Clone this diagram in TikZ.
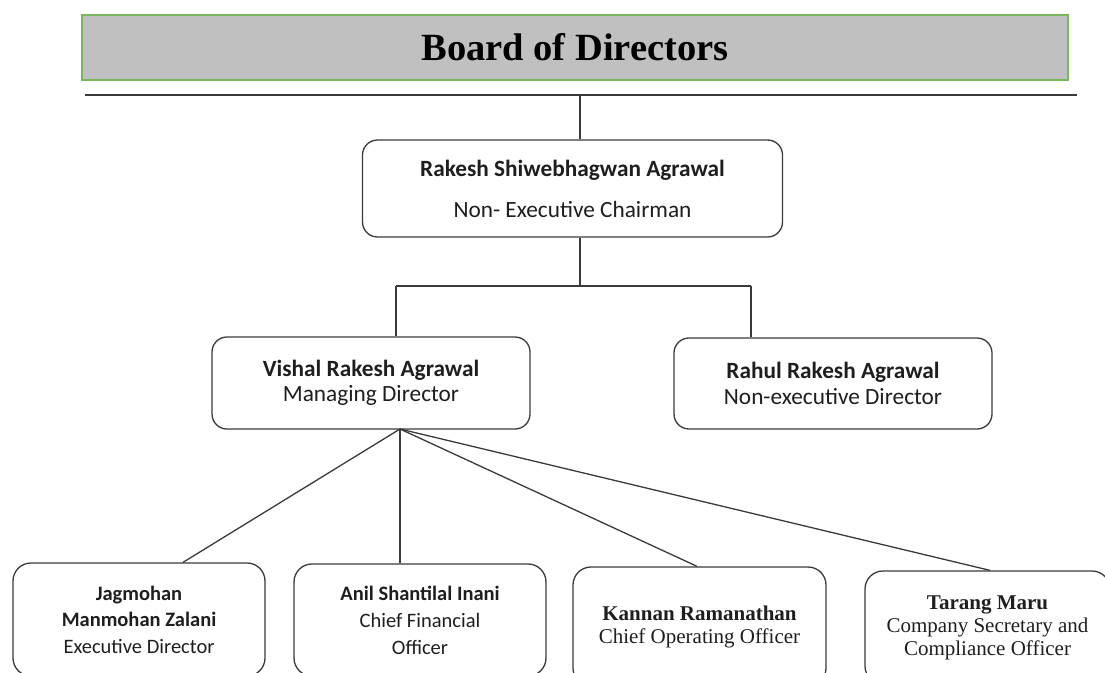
\documentclass[tikz,border=0pt]{standalone}
\usepackage{fontspec}
\setmainfont{Carlito}
\newfontfamily\tmsfont{Liberation Serif}
\definecolor{hdrgray}{HTML}{C0C0C0}
\definecolor{hdrgreen}{HTML}{7DB55A}
\definecolor{boxline}{HTML}{3A3A3A}
\definecolor{textc}{HTML}{1E1E1E}
\begin{document}
\begin{tikzpicture}[x=1pt,y=-1pt,
  box/.style={draw=boxline, line width=1.3pt, rounded corners=15pt, align=center, inner sep=0pt, text=textc},
  tmsbox/.style={font=\tmsfont\fontsize{21}{23}\selectfont},
  conn/.style={draw=boxline, line width=1.3pt},
  ]
\useasboundingbox (0,0) rectangle (1105,672);
% header
\node[draw=hdrgreen, fill=hdrgray, line width=1.5pt, minimum width=986pt, minimum height=65pt, inner sep=0pt, text=black,
      font=\tmsfont\bfseries\fontsize{38.5}{40}\selectfont] (hdr) at (575,47.5) {Board of Directors};
\coordinate (hl) at (85,95);
\coordinate (hr) at (1077,95);
\draw[draw=boxline, line width=1.8pt] (hl) -- (hr);
\coordinate (t1) at (580,95);
% chairman
\node[box, font=\fontsize{23.3}{27}\selectfont, minimum width=420pt, minimum height=97pt] (chair) at (572.5,188.5)
  {{\bfseries Rakesh Shiwebhagwan Agrawal}\\[14pt] Non- Executive Chairman};
\draw[conn] (t1) -- (t1 |- chair.north);
% directors
\node[box, font=\fontsize{23.3}{25}\selectfont, minimum width=318pt, minimum height=92pt] (vishal) at (371,383)
  {{\bfseries Vishal Rakesh Agrawal}\\ Managing Director};
\node[box, font=\fontsize{23.3}{26}\selectfont, minimum width=318pt, minimum height=91pt] (rahul) at (833,383.5)
  {{\bfseries Rahul Rakesh Agrawal}\\ Non-executive Director};
\coordinate (bm) at (580,286);
\coordinate (bl) at (396,286);
\coordinate (br) at (751,286);
\draw[conn] (chair.south -| bm) -- (bm);
\draw[conn] (bl) -- (br);
\draw[conn] (bl) -- (bl |- vishal.north);
\draw[conn] (br) -- (br |- rahul.north);
% officers
\node[box, font=\fontsize{20.5}{26.5}\selectfont, rounded corners=18pt, minimum width=252pt, minimum height=113pt] (jag) at (139,619.5)
  {{\bfseries Jagmohan}\\ {\bfseries Manmohan Zalani}\\ Executive Director};
\node[box, font=\fontsize{20.5}{27}\selectfont, rounded corners=18pt, minimum width=252pt, minimum height=112pt] (anil) at (420,620)
  {{\bfseries Anil Shantilal Inani}\\ Chief Financial\\ Officer};
\node[box, tmsbox, rounded corners=18pt, minimum width=253pt, minimum height=119pt] (kannan) at (699.5,626.5)
  {{\bfseries Kannan Ramanathan}\\ Chief Operating Officer};
\node[box, tmsbox, rounded corners=18pt, minimum width=245pt, minimum height=113pt] (tarang) at (987.5,627.5)
  {{\bfseries Tarang Maru}\\ Company Secretary and\\ Compliance Officer};
\coordinate (fan) at (400,429);
\draw[conn] (fan) -- (183,563 |- jag.north);
\draw[conn] (fan) -- (fan |- anil.north);
\draw[conn] (fan) -- (697,567 |- kannan.north);
\draw[conn] (fan) -- (990,571 |- tarang.north);
\end{tikzpicture}
\end{document}
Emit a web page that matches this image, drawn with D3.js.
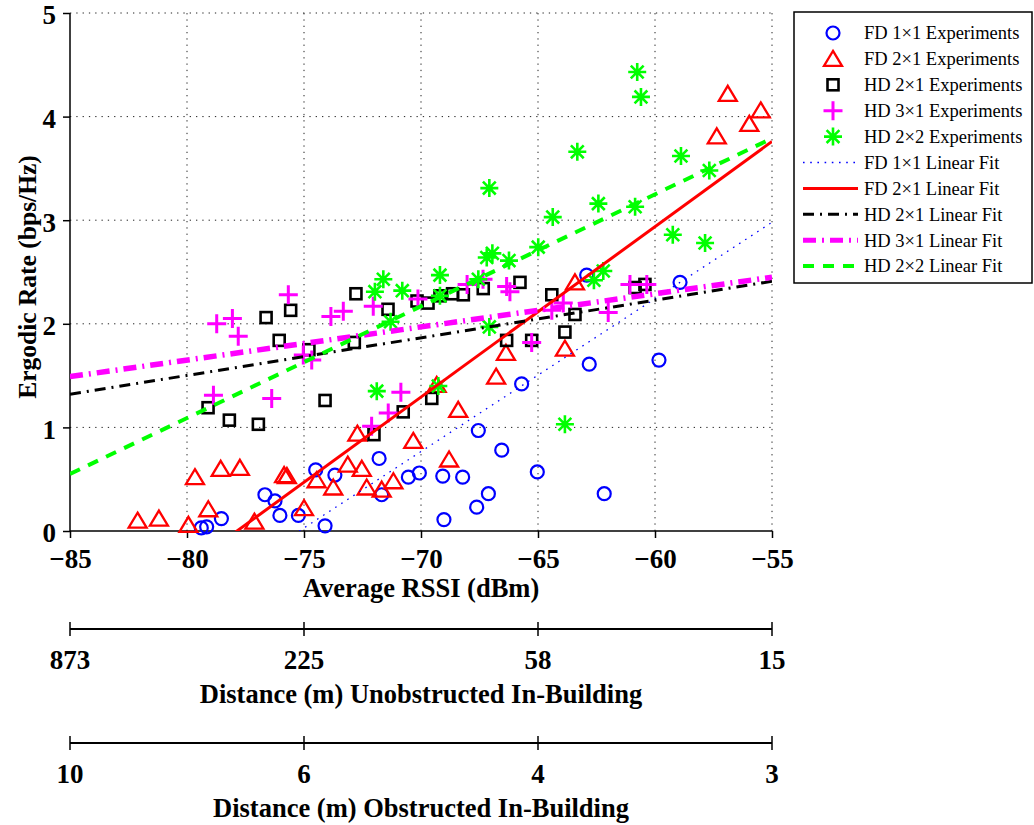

################

**WHAT NEEDS TO BE DONE**
Output the records above exactly as they are, leaving out the pictures.

**TASK SOLUTION**
Clone this diagram in TikZ.
\documentclass[tikz,border=0pt]{standalone}
\usepackage{fontspec}
\setmainfont{Carlito}
\newfontfamily\tmsfont{Liberation Serif}
\definecolor{hdrgray}{HTML}{C0C0C0}
\definecolor{hdrgreen}{HTML}{7DB55A}
\definecolor{boxline}{HTML}{3A3A3A}
\definecolor{textc}{HTML}{1E1E1E}
\begin{document}
\begin{tikzpicture}[x=1pt,y=-1pt,
  box/.style={draw=boxline, line width=1.3pt, rounded corners=15pt, align=center, inner sep=0pt, text=textc},
  tmsbox/.style={font=\tmsfont\fontsize{21}{23}\selectfont},
  conn/.style={draw=boxline, line width=1.3pt},
  ]
\useasboundingbox (0,0) rectangle (1105,672);
% header
\node[draw=hdrgreen, fill=hdrgray, line width=1.5pt, minimum width=986pt, minimum height=65pt, inner sep=0pt, text=black,
      font=\tmsfont\bfseries\fontsize{38.5}{40}\selectfont] (hdr) at (575,47.5) {Board of Directors};
\coordinate (hl) at (85,95);
\coordinate (hr) at (1077,95);
\draw[draw=boxline, line width=1.8pt] (hl) -- (hr);
\coordinate (t1) at (580,95);
% chairman
\node[box, font=\fontsize{23.3}{27}\selectfont, minimum width=420pt, minimum height=97pt] (chair) at (572.5,188.5)
  {{\bfseries Rakesh Shiwebhagwan Agrawal}\\[14pt] Non- Executive Chairman};
\draw[conn] (t1) -- (t1 |- chair.north);
% directors
\node[box, font=\fontsize{23.3}{25}\selectfont, minimum width=318pt, minimum height=92pt] (vishal) at (371,383)
  {{\bfseries Vishal Rakesh Agrawal}\\ Managing Director};
\node[box, font=\fontsize{23.3}{26}\selectfont, minimum width=318pt, minimum height=91pt] (rahul) at (833,383.5)
  {{\bfseries Rahul Rakesh Agrawal}\\ Non-executive Director};
\coordinate (bm) at (580,286);
\coordinate (bl) at (396,286);
\coordinate (br) at (751,286);
\draw[conn] (chair.south -| bm) -- (bm);
\draw[conn] (bl) -- (br);
\draw[conn] (bl) -- (bl |- vishal.north);
\draw[conn] (br) -- (br |- rahul.north);
% officers
\node[box, font=\fontsize{20.5}{26.5}\selectfont, rounded corners=18pt, minimum width=252pt, minimum height=113pt] (jag) at (139,619.5)
  {{\bfseries Jagmohan}\\ {\bfseries Manmohan Zalani}\\ Executive Director};
\node[box, font=\fontsize{20.5}{27}\selectfont, rounded corners=18pt, minimum width=252pt, minimum height=112pt] (anil) at (420,620)
  {{\bfseries Anil Shantilal Inani}\\ Chief Financial\\ Officer};
\node[box, tmsbox, rounded corners=18pt, minimum width=253pt, minimum height=119pt] (kannan) at (699.5,626.5)
  {{\bfseries Kannan Ramanathan}\\ Chief Operating Officer};
\node[box, tmsbox, rounded corners=18pt, minimum width=245pt, minimum height=113pt] (tarang) at (987.5,627.5)
  {{\bfseries Tarang Maru}\\ Company Secretary and\\ Compliance Officer};
\coordinate (fan) at (400,429);
\draw[conn] (fan) -- (183,563 |- jag.north);
\draw[conn] (fan) -- (fan |- anil.north);
\draw[conn] (fan) -- (697,567 |- kannan.north);
\draw[conn] (fan) -- (990,571 |- tarang.north);
\end{tikzpicture}
\end{document}
Emit a web page that matches this image, drawn with D3.js.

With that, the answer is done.